Fredericksburg Texas - Vaudeville at Klaerner's Opera  House
Vaudeville at Klaerner's Opera House
Courtesy of Fredericksburg Standard

Klaerner's Opera House, Peter's Hall and The Palace Theater in Fredericksburg hosted regular vaudeville shows. So did the Arcadia Theater and Pampell's Opera House in Kerrville.

Other shows performed in tents. In January 1923 the Grandi Brothers Stock Company came to Fredericksburg, set up a tent at Marktplatz and stayed a week. Ads claimed the tent was "double walled, as warm and cozy as your living room and absolutely water-proof."

Cost for a ticket was 40 cents for adults and 10 cents for children.

Knowing the conservative nature of rural Texas communities, managers were careful to stage shows that were "strictly clean and moral." The style came to be called "polite Vaudeville."

At the same time theater managers carefully screened new acts. They sent "impolite" scripts back to actors in blue envelopes, leading to the phrase "blue material," a reference to content that was too hot to handle.

It was interesting to note that just about every act that passed through the Hill Country in those days had "recently returned from a tour of Europe where the cast entertained the crowned heads of state." Singers and dancers were "fresh from the Broadway stage."

Of course there was no way to check the validity of those claims. The internet hadn't been invented yet.

The typical "polite" Vaudeville show featured singers, dancers and comedians in addition to all kinds of interesting specialty acts.

An early Vaudeville show at Peter's Hall in Fredericksburg starred Baby Edna, world's champion child buck and wing dancer.

Another show featured Lady Pat, a horse who could add, subtract, multiply and divide. Lady Pat could tell time. She could pick out the flags of different countries.

Some Vaudeville shows staged boxing and wrestling matches. Dancers performed serpentine dancing, also called skirt dancing, a toned down version of the can-can. Monologists recited Shakespeare and "Casey at the Bat."
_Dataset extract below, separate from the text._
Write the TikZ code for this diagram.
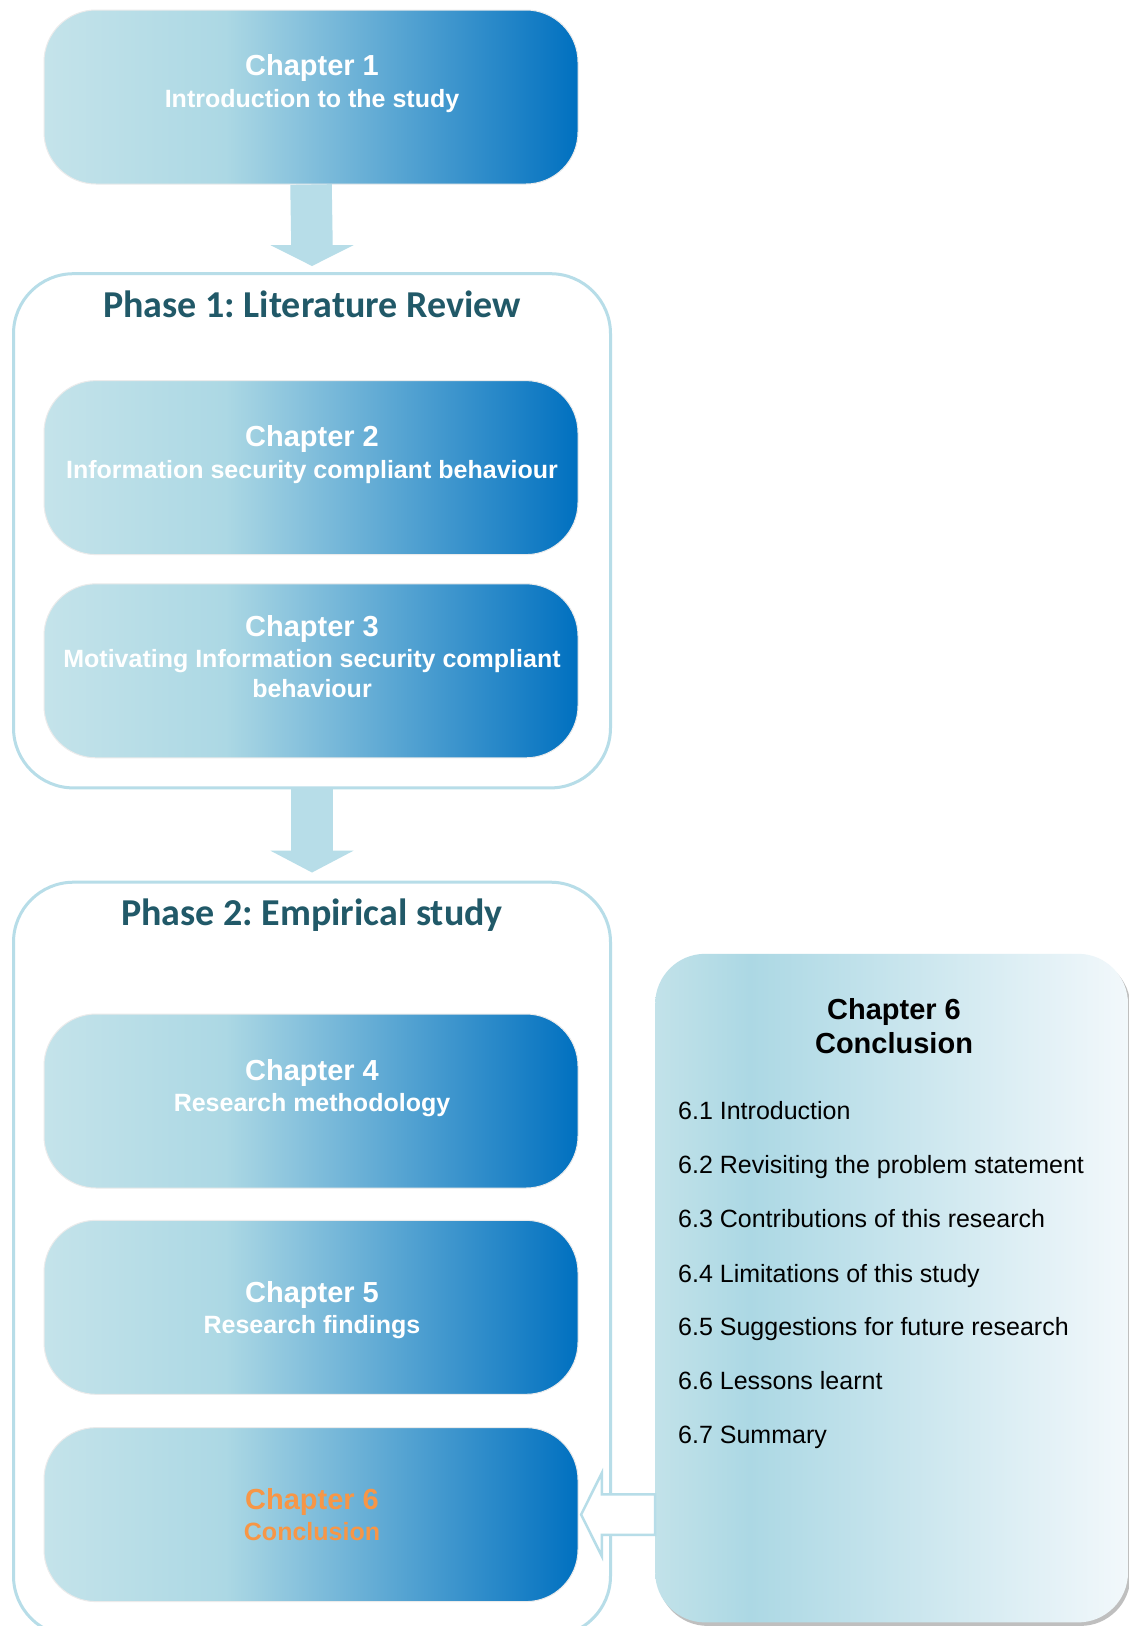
\documentclass[tikz,border=0pt]{standalone}
\usepackage{fontspec}
\setmainfont{Liberation Sans}
\newfontfamily\phasefont{Carlito}
\usetikzlibrary{calc,shadows}
\frenchspacing

\definecolor{gradA}{HTML}{C4E3EA}
\definecolor{gradB}{HTML}{ACD8E4}
\definecolor{gradC}{HTML}{0070C0}
\definecolor{sideA}{HTML}{C2E2E9}
\definecolor{sideC}{HTML}{F2F8FB}
\definecolor{frameblue}{HTML}{B7DDE8}
\definecolor{phaseteal}{HTML}{215968}
\definecolor{hiorange}{HTML}{F79646}

% light-to-blue fill of the chapter boxes, pale fill of the outline box
\pgfdeclarehorizontalshading{chapshade}{100bp}{color(0bp)=(gradA); color(25bp)=(gradA); color(42bp)=(gradB); color(75bp)=(gradC); color(100bp)=(gradC)}
\pgfdeclarehorizontalshading{sideshade}{100bp}{color(0bp)=(sideA); color(25bp)=(sideA); color(35bp)=(gradB); color(75bp)=(sideC); color(100bp)=(sideC)}

\begin{document}
\begin{tikzpicture}[x=1pt, y=-1pt,
  chapbox/.style={rectangle, rounded corners=52pt, shading=chapshade, draw=black!8, line width=1pt,
                  minimum width=534pt, minimum height=174pt, inner sep=0pt},
  phasebox/.style={rectangle, rounded corners=60pt, draw=frameblue, line width=3pt, fill=white,
                   minimum width=597pt, inner sep=0pt},
  chaptitle/.style={font=\bfseries\fontsize{29}{33}\selectfont, text=white, inner sep=0pt,
                    text height=20.8pt, text depth=0pt},
  chapsub/.style={font=\bfseries\fontsize{25}{30}\selectfont, text=white, inner sep=0pt,
                  text height=17.9pt, text depth=0pt},
  phasetitle/.style={font=\phasefont\bfseries\fontsize{38}{44}\selectfont, text=phaseteal, inner sep=0pt,
                     text height=24.5pt, text depth=0pt},
  sidetitle/.style={font=\bfseries\fontsize{29}{33}\selectfont, text=black, inner sep=0pt,
                    text height=20.8pt, text depth=0pt},
  sideitem/.style={font=\fontsize{25}{30}\selectfont, text=black, inner sep=0pt, anchor=west,
                   text height=17.9pt, text depth=0pt},
  blockarrow/.style={fill=frameblue},
]
\useasboundingbox (0,0) rectangle (1129,1626);
\fill[white] (0,0) rectangle (1129,1626);

% phase containers
\node[phasebox, minimum height=514.2pt] (p1) at (312,530.8) {};
\node[phasebox, minimum height=753.8pt] (p2) at (312,1259.1) {};

% chapter boxes
\node[chapbox] (c1) at (311,97) {};
\node[chapbox] (c2) at (311,467.6) {};
\node[chapbox] (c3) at (311,670.8) {};
\node[chapbox] (c4) at (311,1101) {};
\node[chapbox] (c5) at (311,1307.3) {};
\node[chapbox] (c6) at (311,1514.6) {};

% chapter labels
\node[chaptitle] (c1a) at (312,65.3) {Chapter 1};
\node[chapsub]   (c1b) at (312,98.5) {Introduction to the study};
\node[chaptitle] (c2a) at (312,436.5) {Chapter 2};
\node[chapsub]   (c2b) at (312,469.6) {Information security compliant behaviour};
\node[chaptitle] (c3a) at (312,626.2) {Chapter 3};
\node[chapsub]   (c3b) at (312,658.3) {Motivating Information security compliant};
\node[chapsub]   (c3c) at (312,688.4) {behaviour};
\node[chaptitle] (c4a) at (312,1070) {Chapter 4};
\node[chapsub]   (c4b) at (312,1103) {Research methodology};
\node[chaptitle] (c5a) at (312,1291.7) {Chapter 5};
\node[chapsub]   (c5b) at (312,1324.9) {Research findings};
\node[chaptitle, text=hiorange] (c6a) at (312,1499.1) {Chapter 6};
\node[chapsub, text=hiorange]   (c6b) at (312,1531.2) {Conclusion};

% phase titles
\node[phasetitle] (p1t) at (312,304.8) {Phase 1: Literature Review};
\node[phasetitle] (p2t) at (312,913.3) {Phase 2: Empirical study};

% block arrows between the stages
\draw[frameblue, line width=41.5pt] (c1.south) -- ($(p1.north)+(0,-26)$);
\fill[blockarrow] ($(p1.north)+(-41.5,-27)$) -- ($(p1.north)+(41.5,-27)$) -- ($(p1.north)+(0,-6.2)$) -- cycle;
\draw[frameblue, line width=41.5pt] (p1.south) -- ($(p2.north)+(0,-29)$);
\fill[blockarrow] ($(p2.north)+(-41.5,-30)$) -- ($(p2.north)+(41.5,-30)$) -- ($(p2.north)+(0,-8.2)$) -- cycle;

% chapter 6 outline box
\node[rectangle, rounded corners=50pt, shading=sideshade, minimum width=472.8pt, minimum height=668.6pt,
      inner sep=0pt, drop shadow={shadow xshift=2.5pt, shadow yshift=-3.5pt, opacity=0.45, fill=black!55}]
      (side) at (891.6,1288.1) {};
\node[sidetitle] (s0a) at (894,1008.7) {Chapter 6};
\node[sidetitle] (s0b) at (894,1042.9) {Conclusion};
\node[sideitem] (s1) at (678,1110.3) {6.1 Introduction};
\node[sideitem] (s2) at (678,1164.2) {6.2 Revisiting the problem statement};
\node[sideitem] (s3) at (678,1218.1) {6.3 Contributions of this research};
\node[sideitem] (s4) at (678,1273.1) {6.4 Limitations of this study};
\node[sideitem] (s5) at (678,1327.0) {6.5 Suggestions for future research};
\node[sideitem] (s6) at (678,1380.9) {6.6 Lessons learnt};
\node[sideitem] (s7) at (678,1434.8) {6.7 Summary};

% outlined arrow from the outline box back to chapter 6
\coordinate (tipL) at ($(c6.east)+(2.6,0)$);
\coordinate (baseL) at (side.west |- c6.east);
\draw[frameblue, line width=2.5pt, fill=white, line join=miter]
  (tipL) -- ($(tipL)+(20.7,-41.5)$) -- ($(tipL)+(20.7,-20.2)$) -- ($(baseL)+(0,-20.2)$)
  -- ($(baseL)+(0,20.2)$) -- ($(tipL)+(20.7,20.2)$) -- ($(tipL)+(20.7,41.5)$) -- cycle;
\end{tikzpicture}
\end{document}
But there was trouble ahead for Vaudeville. Radio hurt ticket sales in the 1920s. Then an exciting new form of entertainment knocked Vaudeville for a loop.

In 1927 talking pictures took the country by storm. By 1935 most Vaudeville theaters converted to movie houses and the top talent left Vaudeville for radio and Hollywood.

But in its day Vaudeville was the theater of the people. It had something for everybody. It was the most democratic art form in American history.